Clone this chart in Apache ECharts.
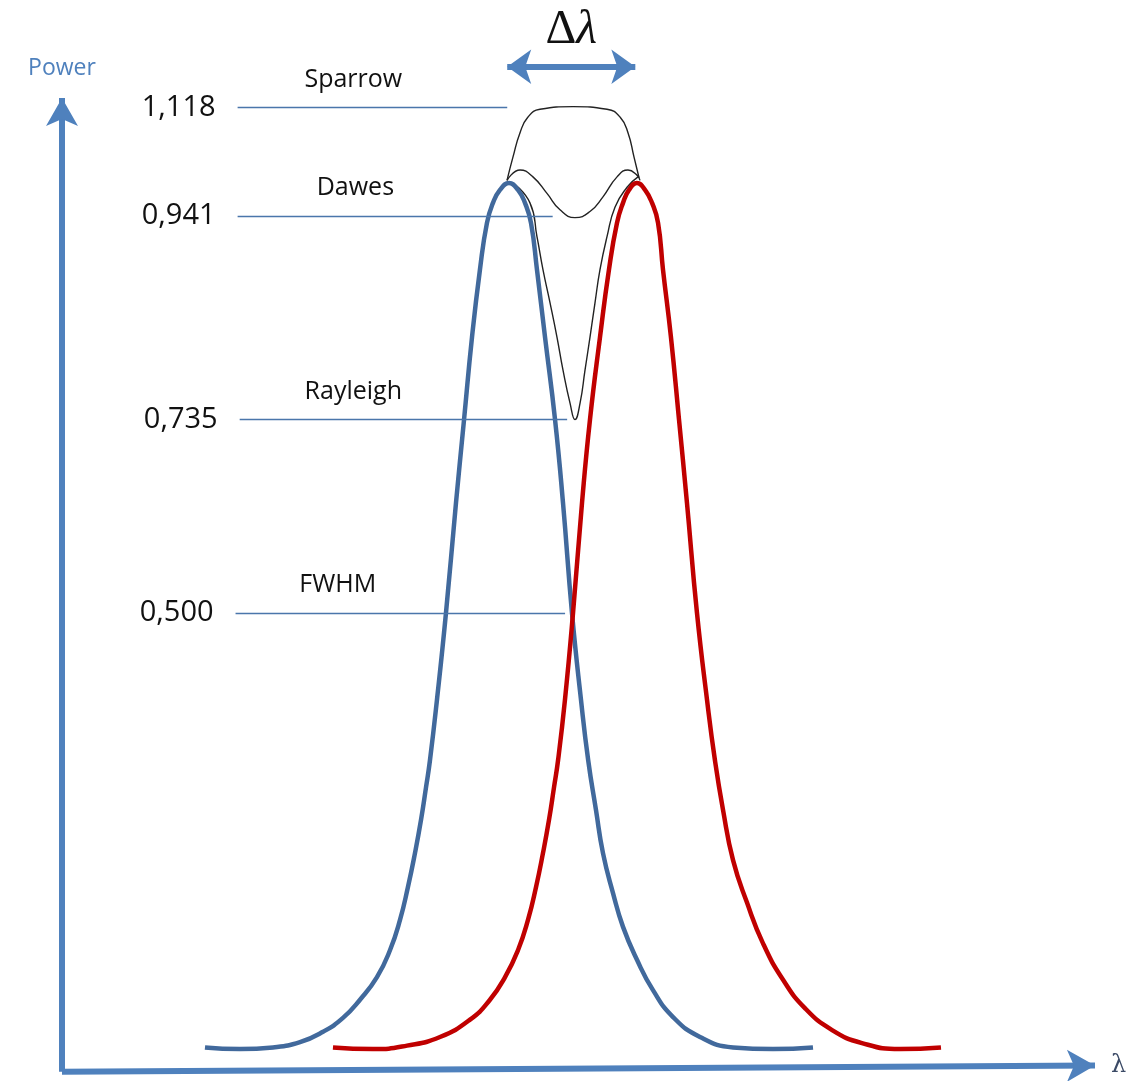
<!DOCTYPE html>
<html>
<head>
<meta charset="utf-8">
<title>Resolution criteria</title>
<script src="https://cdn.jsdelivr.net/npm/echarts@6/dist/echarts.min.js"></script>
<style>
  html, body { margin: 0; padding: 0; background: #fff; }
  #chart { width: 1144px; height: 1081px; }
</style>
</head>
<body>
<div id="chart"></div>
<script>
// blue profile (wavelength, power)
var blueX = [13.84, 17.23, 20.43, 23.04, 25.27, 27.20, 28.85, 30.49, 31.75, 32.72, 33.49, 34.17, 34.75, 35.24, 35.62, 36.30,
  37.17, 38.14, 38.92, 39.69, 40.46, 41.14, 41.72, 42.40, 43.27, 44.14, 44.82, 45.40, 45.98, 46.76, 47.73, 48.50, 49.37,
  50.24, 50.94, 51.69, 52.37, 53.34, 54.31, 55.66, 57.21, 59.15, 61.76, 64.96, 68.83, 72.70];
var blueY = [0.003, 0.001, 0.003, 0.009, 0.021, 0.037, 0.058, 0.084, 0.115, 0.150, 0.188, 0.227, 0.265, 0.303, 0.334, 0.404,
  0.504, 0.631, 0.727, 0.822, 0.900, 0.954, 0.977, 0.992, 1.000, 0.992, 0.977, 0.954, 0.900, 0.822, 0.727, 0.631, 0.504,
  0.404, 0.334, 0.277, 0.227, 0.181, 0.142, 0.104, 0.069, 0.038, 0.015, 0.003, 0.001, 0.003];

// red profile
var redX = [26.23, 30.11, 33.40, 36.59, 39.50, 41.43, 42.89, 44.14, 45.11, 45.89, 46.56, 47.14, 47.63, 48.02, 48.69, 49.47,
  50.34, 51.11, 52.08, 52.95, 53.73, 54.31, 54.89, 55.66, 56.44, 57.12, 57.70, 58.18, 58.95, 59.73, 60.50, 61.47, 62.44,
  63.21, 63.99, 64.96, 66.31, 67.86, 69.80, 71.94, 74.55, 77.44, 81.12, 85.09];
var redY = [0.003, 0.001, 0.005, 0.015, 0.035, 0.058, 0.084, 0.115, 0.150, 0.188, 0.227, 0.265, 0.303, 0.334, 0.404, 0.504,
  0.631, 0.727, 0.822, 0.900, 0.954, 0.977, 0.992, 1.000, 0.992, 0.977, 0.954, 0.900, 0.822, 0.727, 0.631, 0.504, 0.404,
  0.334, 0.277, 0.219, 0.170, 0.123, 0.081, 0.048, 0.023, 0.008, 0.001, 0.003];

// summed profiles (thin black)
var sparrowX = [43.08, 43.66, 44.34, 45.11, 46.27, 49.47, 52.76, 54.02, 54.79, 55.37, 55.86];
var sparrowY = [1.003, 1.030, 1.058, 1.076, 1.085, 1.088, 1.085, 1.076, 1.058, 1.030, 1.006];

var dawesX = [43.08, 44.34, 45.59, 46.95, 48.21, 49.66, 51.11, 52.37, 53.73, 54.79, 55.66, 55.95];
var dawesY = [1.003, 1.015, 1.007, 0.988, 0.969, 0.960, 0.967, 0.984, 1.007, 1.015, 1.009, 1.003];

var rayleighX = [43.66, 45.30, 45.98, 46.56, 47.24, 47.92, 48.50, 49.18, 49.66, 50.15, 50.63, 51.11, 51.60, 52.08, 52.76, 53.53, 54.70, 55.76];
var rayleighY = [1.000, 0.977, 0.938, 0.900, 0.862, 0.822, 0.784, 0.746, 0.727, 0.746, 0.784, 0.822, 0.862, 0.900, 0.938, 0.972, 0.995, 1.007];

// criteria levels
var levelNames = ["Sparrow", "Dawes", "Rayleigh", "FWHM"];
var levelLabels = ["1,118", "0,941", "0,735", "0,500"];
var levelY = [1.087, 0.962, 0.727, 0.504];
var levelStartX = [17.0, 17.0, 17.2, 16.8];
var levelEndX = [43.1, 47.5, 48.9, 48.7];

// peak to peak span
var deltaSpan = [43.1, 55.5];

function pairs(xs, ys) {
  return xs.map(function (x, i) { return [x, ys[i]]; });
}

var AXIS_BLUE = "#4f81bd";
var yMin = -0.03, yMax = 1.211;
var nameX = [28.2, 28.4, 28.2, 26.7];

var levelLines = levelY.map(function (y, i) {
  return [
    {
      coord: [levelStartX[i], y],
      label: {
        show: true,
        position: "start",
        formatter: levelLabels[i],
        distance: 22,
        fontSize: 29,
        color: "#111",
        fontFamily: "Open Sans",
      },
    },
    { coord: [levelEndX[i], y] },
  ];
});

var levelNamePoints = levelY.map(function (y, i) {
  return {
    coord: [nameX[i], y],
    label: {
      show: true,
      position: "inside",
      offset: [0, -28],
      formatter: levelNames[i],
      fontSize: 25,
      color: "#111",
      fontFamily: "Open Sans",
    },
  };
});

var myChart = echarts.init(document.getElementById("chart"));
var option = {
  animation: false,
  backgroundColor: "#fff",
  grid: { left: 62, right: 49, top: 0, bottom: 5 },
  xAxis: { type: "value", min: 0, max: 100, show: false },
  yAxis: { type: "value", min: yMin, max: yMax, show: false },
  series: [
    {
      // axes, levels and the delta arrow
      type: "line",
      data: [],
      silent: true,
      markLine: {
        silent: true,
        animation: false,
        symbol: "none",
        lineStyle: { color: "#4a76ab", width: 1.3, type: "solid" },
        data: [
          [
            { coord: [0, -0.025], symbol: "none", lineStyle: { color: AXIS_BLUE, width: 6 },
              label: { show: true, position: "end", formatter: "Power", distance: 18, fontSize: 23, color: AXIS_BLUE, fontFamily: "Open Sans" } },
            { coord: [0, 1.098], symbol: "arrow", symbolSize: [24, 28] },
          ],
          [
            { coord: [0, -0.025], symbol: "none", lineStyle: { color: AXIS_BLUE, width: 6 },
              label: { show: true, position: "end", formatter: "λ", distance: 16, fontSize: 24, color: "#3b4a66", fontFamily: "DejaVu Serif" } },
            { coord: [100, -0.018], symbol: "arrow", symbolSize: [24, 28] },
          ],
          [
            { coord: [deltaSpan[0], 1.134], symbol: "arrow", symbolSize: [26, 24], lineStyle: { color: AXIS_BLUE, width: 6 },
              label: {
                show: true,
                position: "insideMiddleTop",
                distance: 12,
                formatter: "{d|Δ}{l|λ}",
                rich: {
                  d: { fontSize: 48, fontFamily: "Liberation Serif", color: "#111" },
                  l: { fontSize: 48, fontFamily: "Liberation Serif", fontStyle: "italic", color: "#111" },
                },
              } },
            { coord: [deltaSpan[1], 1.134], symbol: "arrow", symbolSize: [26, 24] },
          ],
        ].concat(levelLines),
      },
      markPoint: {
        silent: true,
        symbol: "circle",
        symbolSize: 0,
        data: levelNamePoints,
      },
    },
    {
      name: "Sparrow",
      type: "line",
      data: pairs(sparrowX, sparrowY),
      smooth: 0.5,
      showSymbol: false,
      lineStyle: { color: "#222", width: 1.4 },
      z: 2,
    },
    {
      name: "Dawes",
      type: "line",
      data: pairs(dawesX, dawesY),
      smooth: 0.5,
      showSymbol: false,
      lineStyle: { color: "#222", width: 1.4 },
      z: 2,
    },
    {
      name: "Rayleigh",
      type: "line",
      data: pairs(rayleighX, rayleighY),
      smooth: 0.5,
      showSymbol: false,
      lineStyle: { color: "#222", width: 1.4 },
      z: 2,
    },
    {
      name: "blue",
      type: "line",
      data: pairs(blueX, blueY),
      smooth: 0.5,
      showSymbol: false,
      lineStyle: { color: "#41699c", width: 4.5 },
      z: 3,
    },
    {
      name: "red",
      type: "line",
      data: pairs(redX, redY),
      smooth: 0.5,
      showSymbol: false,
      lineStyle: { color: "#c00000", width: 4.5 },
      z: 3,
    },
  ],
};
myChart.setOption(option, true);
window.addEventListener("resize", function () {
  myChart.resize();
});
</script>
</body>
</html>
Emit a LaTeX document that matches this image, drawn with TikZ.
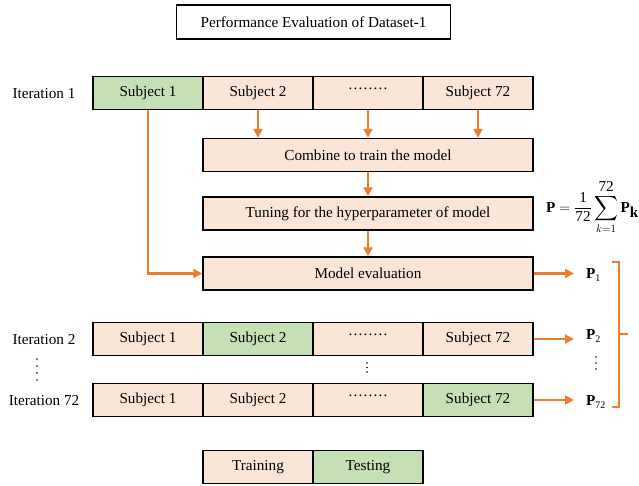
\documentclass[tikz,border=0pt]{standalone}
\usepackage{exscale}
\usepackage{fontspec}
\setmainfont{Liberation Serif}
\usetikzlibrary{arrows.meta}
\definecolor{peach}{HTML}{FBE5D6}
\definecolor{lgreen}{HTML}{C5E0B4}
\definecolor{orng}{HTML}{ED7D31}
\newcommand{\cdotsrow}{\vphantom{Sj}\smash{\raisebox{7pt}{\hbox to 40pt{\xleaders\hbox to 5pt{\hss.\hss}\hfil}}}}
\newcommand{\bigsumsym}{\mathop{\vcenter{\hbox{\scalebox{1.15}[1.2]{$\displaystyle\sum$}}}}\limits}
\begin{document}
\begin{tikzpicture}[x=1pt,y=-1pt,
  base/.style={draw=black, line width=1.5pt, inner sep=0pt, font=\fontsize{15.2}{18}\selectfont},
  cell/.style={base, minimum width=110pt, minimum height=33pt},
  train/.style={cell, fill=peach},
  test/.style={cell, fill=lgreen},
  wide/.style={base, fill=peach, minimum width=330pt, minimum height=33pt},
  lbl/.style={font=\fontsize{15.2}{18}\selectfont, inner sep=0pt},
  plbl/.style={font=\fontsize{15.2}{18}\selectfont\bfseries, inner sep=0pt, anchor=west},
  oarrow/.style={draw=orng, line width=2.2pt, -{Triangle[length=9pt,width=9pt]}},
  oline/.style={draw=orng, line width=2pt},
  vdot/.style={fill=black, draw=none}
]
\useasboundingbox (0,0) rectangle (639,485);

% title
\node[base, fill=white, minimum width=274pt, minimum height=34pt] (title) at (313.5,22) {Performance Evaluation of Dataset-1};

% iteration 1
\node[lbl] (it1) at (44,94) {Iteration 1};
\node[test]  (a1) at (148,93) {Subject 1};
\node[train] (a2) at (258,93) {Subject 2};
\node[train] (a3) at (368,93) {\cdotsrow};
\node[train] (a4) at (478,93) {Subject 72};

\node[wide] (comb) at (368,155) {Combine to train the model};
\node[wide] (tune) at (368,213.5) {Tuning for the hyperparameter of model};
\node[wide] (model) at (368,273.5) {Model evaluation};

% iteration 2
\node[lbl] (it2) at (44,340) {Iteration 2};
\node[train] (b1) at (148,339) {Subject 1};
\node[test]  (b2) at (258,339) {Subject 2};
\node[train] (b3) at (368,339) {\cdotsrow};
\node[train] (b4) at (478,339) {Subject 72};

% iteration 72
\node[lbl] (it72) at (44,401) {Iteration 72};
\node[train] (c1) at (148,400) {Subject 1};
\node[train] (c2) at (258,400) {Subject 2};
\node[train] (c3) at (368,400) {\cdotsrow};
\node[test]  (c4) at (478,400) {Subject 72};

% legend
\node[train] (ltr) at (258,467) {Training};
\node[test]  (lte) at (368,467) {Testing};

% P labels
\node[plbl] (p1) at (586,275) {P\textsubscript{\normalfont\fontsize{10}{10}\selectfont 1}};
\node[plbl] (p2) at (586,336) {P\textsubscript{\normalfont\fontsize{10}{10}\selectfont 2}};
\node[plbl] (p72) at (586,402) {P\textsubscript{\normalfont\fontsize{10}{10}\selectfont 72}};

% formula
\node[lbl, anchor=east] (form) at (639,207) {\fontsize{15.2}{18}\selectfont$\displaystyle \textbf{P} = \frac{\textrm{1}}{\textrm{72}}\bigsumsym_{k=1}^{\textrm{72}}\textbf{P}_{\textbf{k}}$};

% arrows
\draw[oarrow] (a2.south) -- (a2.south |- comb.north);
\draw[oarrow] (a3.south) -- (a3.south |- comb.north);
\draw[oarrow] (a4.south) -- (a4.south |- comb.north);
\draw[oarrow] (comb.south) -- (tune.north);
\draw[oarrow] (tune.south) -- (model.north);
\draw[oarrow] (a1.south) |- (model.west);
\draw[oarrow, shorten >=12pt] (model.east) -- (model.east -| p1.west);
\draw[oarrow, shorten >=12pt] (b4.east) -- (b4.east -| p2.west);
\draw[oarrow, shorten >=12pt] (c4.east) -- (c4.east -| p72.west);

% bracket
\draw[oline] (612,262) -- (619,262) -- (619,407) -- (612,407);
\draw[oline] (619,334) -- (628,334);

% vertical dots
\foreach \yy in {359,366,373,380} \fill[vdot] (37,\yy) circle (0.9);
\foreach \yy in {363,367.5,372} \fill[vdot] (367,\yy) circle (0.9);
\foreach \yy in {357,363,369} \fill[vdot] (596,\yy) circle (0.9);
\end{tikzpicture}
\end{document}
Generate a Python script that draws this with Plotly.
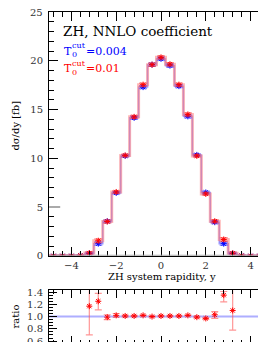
────────
→ **EXERCISE PROMPT**:
The lines from the start of the entries above through the one containing "1.015, 1.009, 1.003];" are to be retyped exactly, and no others. Pictures are left out.

→ **TASK RESULT**:
Clone this chart in Apache ECharts.
<!DOCTYPE html>
<html>
<head>
<meta charset="utf-8">
<title>Resolution criteria</title>
<script src="https://cdn.jsdelivr.net/npm/echarts@6/dist/echarts.min.js"></script>
<style>
  html, body { margin: 0; padding: 0; background: #fff; }
  #chart { width: 1144px; height: 1081px; }
</style>
</head>
<body>
<div id="chart"></div>
<script>
// blue profile (wavelength, power)
var blueX = [13.84, 17.23, 20.43, 23.04, 25.27, 27.20, 28.85, 30.49, 31.75, 32.72, 33.49, 34.17, 34.75, 35.24, 35.62, 36.30,
  37.17, 38.14, 38.92, 39.69, 40.46, 41.14, 41.72, 42.40, 43.27, 44.14, 44.82, 45.40, 45.98, 46.76, 47.73, 48.50, 49.37,
  50.24, 50.94, 51.69, 52.37, 53.34, 54.31, 55.66, 57.21, 59.15, 61.76, 64.96, 68.83, 72.70];
var blueY = [0.003, 0.001, 0.003, 0.009, 0.021, 0.037, 0.058, 0.084, 0.115, 0.150, 0.188, 0.227, 0.265, 0.303, 0.334, 0.404,
  0.504, 0.631, 0.727, 0.822, 0.900, 0.954, 0.977, 0.992, 1.000, 0.992, 0.977, 0.954, 0.900, 0.822, 0.727, 0.631, 0.504,
  0.404, 0.334, 0.277, 0.227, 0.181, 0.142, 0.104, 0.069, 0.038, 0.015, 0.003, 0.001, 0.003];

// red profile
var redX = [26.23, 30.11, 33.40, 36.59, 39.50, 41.43, 42.89, 44.14, 45.11, 45.89, 46.56, 47.14, 47.63, 48.02, 48.69, 49.47,
  50.34, 51.11, 52.08, 52.95, 53.73, 54.31, 54.89, 55.66, 56.44, 57.12, 57.70, 58.18, 58.95, 59.73, 60.50, 61.47, 62.44,
  63.21, 63.99, 64.96, 66.31, 67.86, 69.80, 71.94, 74.55, 77.44, 81.12, 85.09];
var redY = [0.003, 0.001, 0.005, 0.015, 0.035, 0.058, 0.084, 0.115, 0.150, 0.188, 0.227, 0.265, 0.303, 0.334, 0.404, 0.504,
  0.631, 0.727, 0.822, 0.900, 0.954, 0.977, 0.992, 1.000, 0.992, 0.977, 0.954, 0.900, 0.822, 0.727, 0.631, 0.504, 0.404,
  0.334, 0.277, 0.219, 0.170, 0.123, 0.081, 0.048, 0.023, 0.008, 0.001, 0.003];

// summed profiles (thin black)
var sparrowX = [43.08, 43.66, 44.34, 45.11, 46.27, 49.47, 52.76, 54.02, 54.79, 55.37, 55.86];
var sparrowY = [1.003, 1.030, 1.058, 1.076, 1.085, 1.088, 1.085, 1.076, 1.058, 1.030, 1.006];

var dawesX = [43.08, 44.34, 45.59, 46.95, 48.21, 49.66, 51.11, 52.37, 53.73, 54.79, 55.66, 55.95];
var dawesY = [1.003, 1.015, 1.007, 0.988, 0.969, 0.960, 0.967, 0.984, 1.007, 1.015, 1.009, 1.003];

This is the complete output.